* Your task *
Show each line that has the string "seaborn" in it.

* Data *

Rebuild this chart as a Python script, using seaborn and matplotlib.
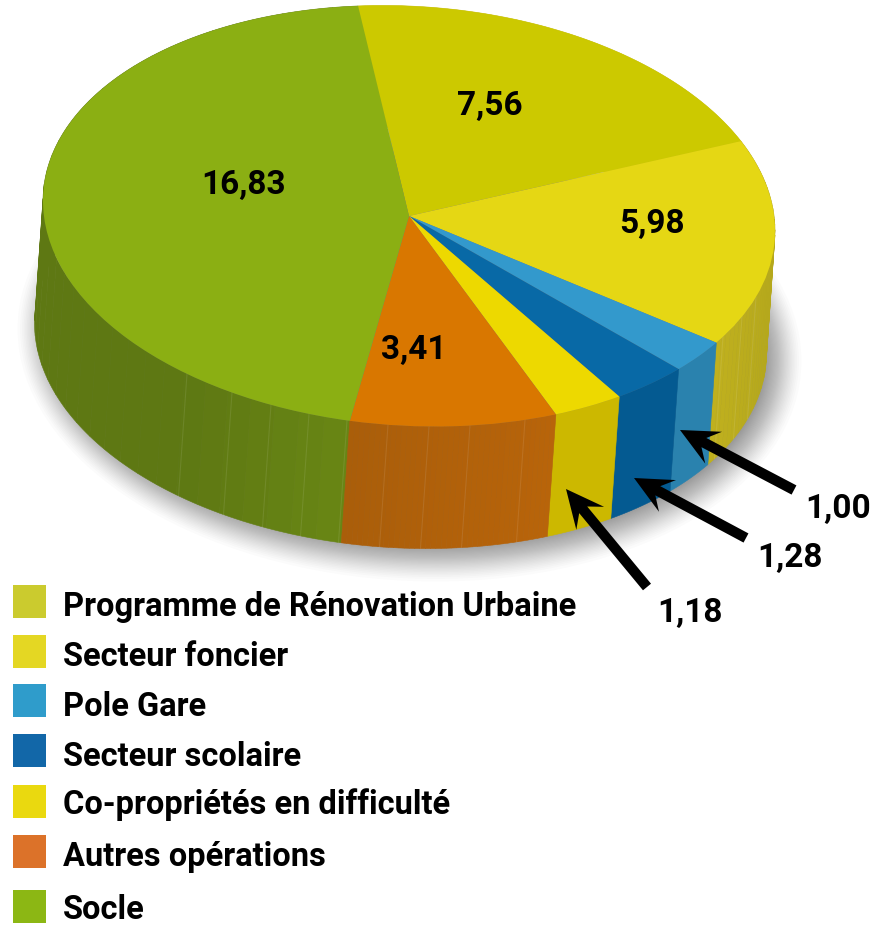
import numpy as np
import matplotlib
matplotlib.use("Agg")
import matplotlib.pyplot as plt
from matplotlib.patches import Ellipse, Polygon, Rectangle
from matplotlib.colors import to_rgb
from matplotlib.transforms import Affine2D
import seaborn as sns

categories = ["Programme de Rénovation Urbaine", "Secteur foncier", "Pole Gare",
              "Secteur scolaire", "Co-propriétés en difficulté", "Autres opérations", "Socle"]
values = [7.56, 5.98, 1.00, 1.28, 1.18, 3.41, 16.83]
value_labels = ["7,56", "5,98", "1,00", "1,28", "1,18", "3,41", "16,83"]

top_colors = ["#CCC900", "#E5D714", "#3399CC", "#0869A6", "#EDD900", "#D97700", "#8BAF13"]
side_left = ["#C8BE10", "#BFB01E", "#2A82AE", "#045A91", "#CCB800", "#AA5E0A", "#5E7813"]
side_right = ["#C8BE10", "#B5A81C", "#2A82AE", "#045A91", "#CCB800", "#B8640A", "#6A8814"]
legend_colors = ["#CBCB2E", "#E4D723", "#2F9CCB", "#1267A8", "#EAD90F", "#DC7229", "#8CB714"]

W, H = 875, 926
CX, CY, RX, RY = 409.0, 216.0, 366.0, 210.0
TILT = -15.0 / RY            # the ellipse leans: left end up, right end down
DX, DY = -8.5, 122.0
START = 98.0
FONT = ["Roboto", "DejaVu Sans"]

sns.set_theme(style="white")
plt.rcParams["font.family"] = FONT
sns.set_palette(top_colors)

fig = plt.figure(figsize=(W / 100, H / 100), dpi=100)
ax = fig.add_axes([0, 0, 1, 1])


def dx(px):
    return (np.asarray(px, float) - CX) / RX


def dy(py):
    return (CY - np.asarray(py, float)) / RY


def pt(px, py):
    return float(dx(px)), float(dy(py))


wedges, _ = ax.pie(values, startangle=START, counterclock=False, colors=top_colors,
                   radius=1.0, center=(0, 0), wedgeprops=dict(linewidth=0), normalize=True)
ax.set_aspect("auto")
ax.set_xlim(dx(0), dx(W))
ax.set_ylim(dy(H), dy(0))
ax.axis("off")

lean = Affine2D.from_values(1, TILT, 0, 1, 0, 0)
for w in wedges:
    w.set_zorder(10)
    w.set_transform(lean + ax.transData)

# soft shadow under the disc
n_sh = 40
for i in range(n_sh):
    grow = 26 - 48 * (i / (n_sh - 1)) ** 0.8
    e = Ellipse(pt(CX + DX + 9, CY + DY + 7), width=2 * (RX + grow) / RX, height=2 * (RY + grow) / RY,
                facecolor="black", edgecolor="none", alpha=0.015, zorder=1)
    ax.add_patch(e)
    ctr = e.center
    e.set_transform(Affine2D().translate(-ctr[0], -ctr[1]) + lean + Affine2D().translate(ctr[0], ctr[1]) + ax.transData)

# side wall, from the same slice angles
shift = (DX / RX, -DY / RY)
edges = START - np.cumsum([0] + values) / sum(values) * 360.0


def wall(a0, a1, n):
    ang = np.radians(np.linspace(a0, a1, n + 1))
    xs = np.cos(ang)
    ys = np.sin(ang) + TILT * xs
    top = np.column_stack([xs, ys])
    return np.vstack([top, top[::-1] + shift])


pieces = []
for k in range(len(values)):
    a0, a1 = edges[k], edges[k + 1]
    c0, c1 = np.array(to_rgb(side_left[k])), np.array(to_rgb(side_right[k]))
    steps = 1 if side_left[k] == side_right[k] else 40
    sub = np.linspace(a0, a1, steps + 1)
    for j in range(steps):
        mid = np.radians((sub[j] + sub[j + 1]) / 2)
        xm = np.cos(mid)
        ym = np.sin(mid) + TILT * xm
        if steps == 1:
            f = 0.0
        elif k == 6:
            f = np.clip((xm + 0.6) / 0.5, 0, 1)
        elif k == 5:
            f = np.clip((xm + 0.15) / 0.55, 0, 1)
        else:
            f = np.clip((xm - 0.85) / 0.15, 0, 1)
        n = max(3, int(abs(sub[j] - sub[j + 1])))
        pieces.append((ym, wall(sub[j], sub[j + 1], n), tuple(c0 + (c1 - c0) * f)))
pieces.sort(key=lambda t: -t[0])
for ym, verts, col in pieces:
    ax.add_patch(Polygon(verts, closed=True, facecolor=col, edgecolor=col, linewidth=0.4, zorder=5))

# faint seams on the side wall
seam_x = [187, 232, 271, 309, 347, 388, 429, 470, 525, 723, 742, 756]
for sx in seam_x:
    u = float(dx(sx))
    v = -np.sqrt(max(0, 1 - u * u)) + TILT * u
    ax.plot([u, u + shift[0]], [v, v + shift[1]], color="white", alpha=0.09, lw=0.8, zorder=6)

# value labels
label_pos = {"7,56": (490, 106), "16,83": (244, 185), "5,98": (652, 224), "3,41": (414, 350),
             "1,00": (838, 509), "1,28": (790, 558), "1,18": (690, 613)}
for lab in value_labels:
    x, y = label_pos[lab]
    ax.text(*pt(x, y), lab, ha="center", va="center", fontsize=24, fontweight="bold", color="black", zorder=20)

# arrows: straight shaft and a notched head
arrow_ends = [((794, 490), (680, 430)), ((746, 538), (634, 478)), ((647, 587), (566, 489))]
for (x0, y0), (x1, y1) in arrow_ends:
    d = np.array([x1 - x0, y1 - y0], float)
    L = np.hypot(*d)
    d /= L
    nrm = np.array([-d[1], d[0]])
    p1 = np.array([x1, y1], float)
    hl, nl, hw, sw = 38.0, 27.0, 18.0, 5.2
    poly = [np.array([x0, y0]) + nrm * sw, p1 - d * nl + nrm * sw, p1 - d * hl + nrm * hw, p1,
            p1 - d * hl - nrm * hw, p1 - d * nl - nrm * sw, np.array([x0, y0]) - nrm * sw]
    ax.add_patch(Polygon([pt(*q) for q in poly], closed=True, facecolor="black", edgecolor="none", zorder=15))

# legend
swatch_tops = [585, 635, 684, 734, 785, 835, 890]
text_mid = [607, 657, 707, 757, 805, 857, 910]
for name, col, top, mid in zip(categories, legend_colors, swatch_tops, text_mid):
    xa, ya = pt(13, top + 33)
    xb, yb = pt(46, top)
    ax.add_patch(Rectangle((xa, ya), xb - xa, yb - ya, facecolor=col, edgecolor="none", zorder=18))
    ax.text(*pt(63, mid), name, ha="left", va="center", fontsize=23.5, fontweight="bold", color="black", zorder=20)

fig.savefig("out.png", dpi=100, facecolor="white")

* Response *
Rebuild this chart as a Python script, using seaborn and matplotlib.
import seaborn as sns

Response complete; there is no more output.